:: Exercise description ::
The lines to extract run from the first line of the material below to the line containing "end) at (655,33);", both included; leave the pictures behind.
** start of Stored data **
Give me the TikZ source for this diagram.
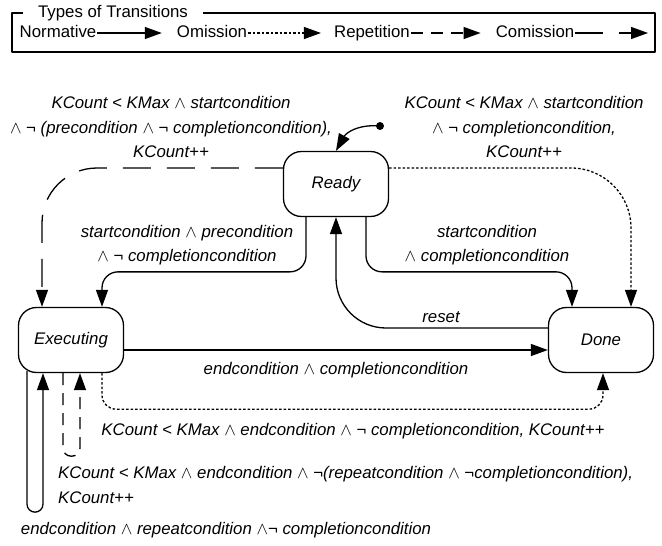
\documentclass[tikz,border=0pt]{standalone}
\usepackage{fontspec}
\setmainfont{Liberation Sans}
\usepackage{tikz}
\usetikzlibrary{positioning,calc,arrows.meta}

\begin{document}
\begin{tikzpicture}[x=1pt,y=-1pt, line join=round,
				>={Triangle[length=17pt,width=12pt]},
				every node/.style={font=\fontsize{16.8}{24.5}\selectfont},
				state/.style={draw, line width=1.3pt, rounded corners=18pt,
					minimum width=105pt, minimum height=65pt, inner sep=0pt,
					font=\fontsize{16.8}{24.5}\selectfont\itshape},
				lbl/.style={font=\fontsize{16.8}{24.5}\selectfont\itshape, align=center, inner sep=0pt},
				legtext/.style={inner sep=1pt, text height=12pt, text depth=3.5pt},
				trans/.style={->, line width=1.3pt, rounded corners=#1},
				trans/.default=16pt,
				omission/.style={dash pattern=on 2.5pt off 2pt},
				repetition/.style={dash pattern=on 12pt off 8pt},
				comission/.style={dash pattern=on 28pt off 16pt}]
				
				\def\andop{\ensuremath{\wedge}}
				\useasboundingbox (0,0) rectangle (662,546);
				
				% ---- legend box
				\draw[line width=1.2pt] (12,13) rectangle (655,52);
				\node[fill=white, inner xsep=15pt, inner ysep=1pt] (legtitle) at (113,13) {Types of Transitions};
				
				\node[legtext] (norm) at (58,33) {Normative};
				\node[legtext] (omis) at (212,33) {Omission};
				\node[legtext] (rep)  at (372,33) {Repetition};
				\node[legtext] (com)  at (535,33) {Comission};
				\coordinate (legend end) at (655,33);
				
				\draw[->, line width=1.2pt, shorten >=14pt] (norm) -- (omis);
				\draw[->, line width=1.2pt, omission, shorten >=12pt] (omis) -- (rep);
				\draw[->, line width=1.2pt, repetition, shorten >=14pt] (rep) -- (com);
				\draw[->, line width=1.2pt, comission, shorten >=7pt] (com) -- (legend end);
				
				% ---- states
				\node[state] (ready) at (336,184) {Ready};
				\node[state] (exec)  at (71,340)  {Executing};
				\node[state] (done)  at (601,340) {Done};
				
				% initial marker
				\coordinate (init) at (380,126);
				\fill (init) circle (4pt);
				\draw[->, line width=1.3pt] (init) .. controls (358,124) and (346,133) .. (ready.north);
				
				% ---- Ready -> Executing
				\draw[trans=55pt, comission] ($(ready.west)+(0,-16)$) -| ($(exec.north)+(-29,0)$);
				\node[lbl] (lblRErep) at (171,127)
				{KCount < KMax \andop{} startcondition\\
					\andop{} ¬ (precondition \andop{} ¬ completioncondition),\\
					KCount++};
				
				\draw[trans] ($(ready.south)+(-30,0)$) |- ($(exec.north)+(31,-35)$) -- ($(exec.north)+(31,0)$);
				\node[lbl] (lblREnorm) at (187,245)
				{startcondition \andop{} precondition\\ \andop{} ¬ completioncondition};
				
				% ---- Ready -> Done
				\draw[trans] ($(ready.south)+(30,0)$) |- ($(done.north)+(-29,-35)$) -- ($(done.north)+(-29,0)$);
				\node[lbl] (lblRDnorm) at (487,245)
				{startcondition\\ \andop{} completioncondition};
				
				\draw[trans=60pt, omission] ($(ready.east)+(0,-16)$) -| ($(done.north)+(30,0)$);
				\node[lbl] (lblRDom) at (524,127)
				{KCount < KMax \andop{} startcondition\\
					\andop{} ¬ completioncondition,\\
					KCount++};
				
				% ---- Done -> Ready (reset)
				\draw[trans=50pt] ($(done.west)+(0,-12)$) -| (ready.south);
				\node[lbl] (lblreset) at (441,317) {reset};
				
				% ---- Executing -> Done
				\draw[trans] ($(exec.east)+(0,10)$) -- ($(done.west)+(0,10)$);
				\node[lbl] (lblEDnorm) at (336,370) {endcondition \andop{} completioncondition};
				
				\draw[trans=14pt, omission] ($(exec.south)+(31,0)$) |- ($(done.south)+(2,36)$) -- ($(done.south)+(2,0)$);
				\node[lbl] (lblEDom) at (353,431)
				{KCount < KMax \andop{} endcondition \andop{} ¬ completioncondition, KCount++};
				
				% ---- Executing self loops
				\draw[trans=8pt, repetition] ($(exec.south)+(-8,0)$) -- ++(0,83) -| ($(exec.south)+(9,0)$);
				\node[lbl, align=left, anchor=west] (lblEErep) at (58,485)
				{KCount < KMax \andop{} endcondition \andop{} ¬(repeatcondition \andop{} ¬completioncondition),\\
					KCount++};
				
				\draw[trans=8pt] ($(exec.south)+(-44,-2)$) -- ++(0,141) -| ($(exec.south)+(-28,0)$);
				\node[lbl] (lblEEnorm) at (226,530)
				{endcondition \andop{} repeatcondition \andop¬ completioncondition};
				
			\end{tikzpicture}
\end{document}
** end of Stored data **
:: Output for this task ::
Give me the TikZ source for this diagram.
\documentclass[tikz,border=0pt]{standalone}
\usepackage{fontspec}
\setmainfont{Liberation Sans}
\usepackage{tikz}
\usetikzlibrary{positioning,calc,arrows.meta}

\begin{document}
\begin{tikzpicture}[x=1pt,y=-1pt, line join=round,
				>={Triangle[length=17pt,width=12pt]},
				every node/.style={font=\fontsize{16.8}{24.5}\selectfont},
				state/.style={draw, line width=1.3pt, rounded corners=18pt,
					minimum width=105pt, minimum height=65pt, inner sep=0pt,
					font=\fontsize{16.8}{24.5}\selectfont\itshape},
				lbl/.style={font=\fontsize{16.8}{24.5}\selectfont\itshape, align=center, inner sep=0pt},
				legtext/.style={inner sep=1pt, text height=12pt, text depth=3.5pt},
				trans/.style={->, line width=1.3pt, rounded corners=#1},
				trans/.default=16pt,
				omission/.style={dash pattern=on 2.5pt off 2pt},
				repetition/.style={dash pattern=on 12pt off 8pt},
				comission/.style={dash pattern=on 28pt off 16pt}]
				
				\def\andop{\ensuremath{\wedge}}
				\useasboundingbox (0,0) rectangle (662,546);
				
				% ---- legend box
				\draw[line width=1.2pt] (12,13) rectangle (655,52);
				\node[fill=white, inner xsep=15pt, inner ysep=1pt] (legtitle) at (113,13) {Types of Transitions};
				
				\node[legtext] (norm) at (58,33) {Normative};
				\node[legtext] (omis) at (212,33) {Omission};
				\node[legtext] (rep)  at (372,33) {Repetition};
				\node[legtext] (com)  at (535,33) {Comission};
				\coordinate (legend end) at (655,33);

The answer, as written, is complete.